Your goal → Repeat, exactly and completely, the material that follows. Omit the pictures.

· · · · · · ·

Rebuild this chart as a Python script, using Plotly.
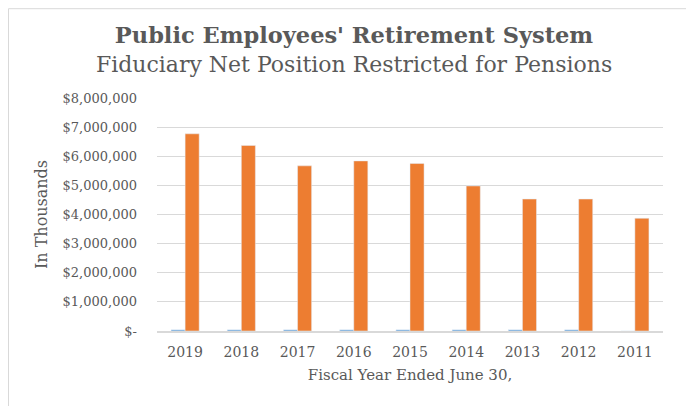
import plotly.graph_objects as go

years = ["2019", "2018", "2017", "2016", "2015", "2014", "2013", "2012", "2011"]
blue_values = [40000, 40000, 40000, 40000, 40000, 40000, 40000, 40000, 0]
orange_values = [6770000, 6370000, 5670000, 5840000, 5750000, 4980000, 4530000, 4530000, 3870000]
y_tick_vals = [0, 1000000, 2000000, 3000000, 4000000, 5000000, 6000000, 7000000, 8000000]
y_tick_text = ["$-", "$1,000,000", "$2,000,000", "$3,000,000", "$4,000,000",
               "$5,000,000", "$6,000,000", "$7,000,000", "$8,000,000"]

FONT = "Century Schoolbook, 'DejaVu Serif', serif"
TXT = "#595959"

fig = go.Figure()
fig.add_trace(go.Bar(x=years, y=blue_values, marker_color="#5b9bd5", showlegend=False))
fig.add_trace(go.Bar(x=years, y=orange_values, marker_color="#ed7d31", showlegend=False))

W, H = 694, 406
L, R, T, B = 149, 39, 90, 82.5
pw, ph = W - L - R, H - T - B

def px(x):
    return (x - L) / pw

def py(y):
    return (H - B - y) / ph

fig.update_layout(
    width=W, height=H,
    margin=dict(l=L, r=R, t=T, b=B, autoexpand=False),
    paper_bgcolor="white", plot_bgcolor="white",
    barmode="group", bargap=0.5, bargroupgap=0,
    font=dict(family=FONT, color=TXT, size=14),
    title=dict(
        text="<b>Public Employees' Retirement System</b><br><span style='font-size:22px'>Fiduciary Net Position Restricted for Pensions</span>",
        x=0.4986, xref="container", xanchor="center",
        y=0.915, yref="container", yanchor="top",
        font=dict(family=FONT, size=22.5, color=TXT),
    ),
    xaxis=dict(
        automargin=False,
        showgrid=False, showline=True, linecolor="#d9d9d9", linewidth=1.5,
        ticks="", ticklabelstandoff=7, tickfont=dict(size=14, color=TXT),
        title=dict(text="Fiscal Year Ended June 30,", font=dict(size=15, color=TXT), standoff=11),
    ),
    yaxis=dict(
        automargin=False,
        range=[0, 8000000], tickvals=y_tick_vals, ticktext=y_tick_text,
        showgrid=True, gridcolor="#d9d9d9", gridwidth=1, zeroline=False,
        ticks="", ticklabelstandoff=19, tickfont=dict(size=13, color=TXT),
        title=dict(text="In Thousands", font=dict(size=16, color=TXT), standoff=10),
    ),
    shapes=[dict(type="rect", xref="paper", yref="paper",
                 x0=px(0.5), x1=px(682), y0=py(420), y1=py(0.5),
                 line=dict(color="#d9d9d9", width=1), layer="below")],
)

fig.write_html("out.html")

· · · · · · ·

Answer to this exercise →
Rebuild this chart as a Python script, using Plotly.
import plotly.graph_objects as go

years = ["2019", "2018", "2017", "2016", "2015", "2014", "2013", "2012", "2011"]
blue_values = [40000, 40000, 40000, 40000, 40000, 40000, 40000, 40000, 0]
orange_values = [6770000, 6370000, 5670000, 5840000, 5750000, 4980000, 4530000, 4530000, 3870000]
y_tick_vals = [0, 1000000, 2000000, 3000000, 4000000, 5000000, 6000000, 7000000, 8000000]
y_tick_text = ["$-", "$1,000,000", "$2,000,000", "$3,000,000", "$4,000,000",
               "$5,000,000", "$6,000,000", "$7,000,000", "$8,000,000"]

FONT = "Century Schoolbook, 'DejaVu Serif', serif"
TXT = "#595959"

fig = go.Figure()
fig.add_trace(go.Bar(x=years, y=blue_values, marker_color="#5b9bd5", showlegend=False))
fig.add_trace(go.Bar(x=years, y=orange_values, marker_color="#ed7d31", showlegend=False))

W, H = 694, 406
L, R, T, B = 149, 39, 90, 82.5
pw, ph = W - L - R, H - T - B

def px(x):
    return (x - L) / pw

def py(y):
    return (H - B - y) / ph

fig.update_layout(
    width=W, height=H,
    margin=dict(l=L, r=R, t=T, b=B, autoexpand=False),
    paper_bgcolor="white", plot_bgcolor="white",
    barmode="group", bargap=0.5, bargroupgap=0,
    font=dict(family=FONT, color=TXT, size=14),
    title=dict(
        text="<b>Public Employees' Retirement System</b><br><span style='font-size:22px'>Fiduciary Net Position Restricted for Pensions</span>",
        x=0.4986, xref="container", xanchor="center",
        y=0.915, yref="container", yanchor="top",
        font=dict(family=FONT, size=22.5, color=TXT),
    ),
    xaxis=dict(
        automargin=False,
        showgrid=False, showline=True, linecolor="#d9d9d9", linewidth=1.5,
        ticks="", ticklabelstandoff=7, tickfont=dict(size=14, color=TXT),
        title=dict(text="Fiscal Year Ended June 30,", font=dict(size=15, color=TXT), standoff=11),
    ),
    yaxis=dict(
        automargin=False,
        range=[0, 8000000], tickvals=y_tick_vals, ticktext=y_tick_text,
        showgrid=True, gridcolor="#d9d9d9", gridwidth=1, zeroline=False,
        ticks="", ticklabelstandoff=19, tickfont=dict(size=13, color=TXT),
        title=dict(text="In Thousands", font=dict(size=16, color=TXT), standoff=10),
    ),
    shapes=[dict(type="rect", xref="paper", yref="paper",
                 x0=px(0.5), x1=px(682), y0=py(420), y1=py(0.5),
                 line=dict(color="#d9d9d9", width=1), layer="below")],
)

fig.write_html("out.html")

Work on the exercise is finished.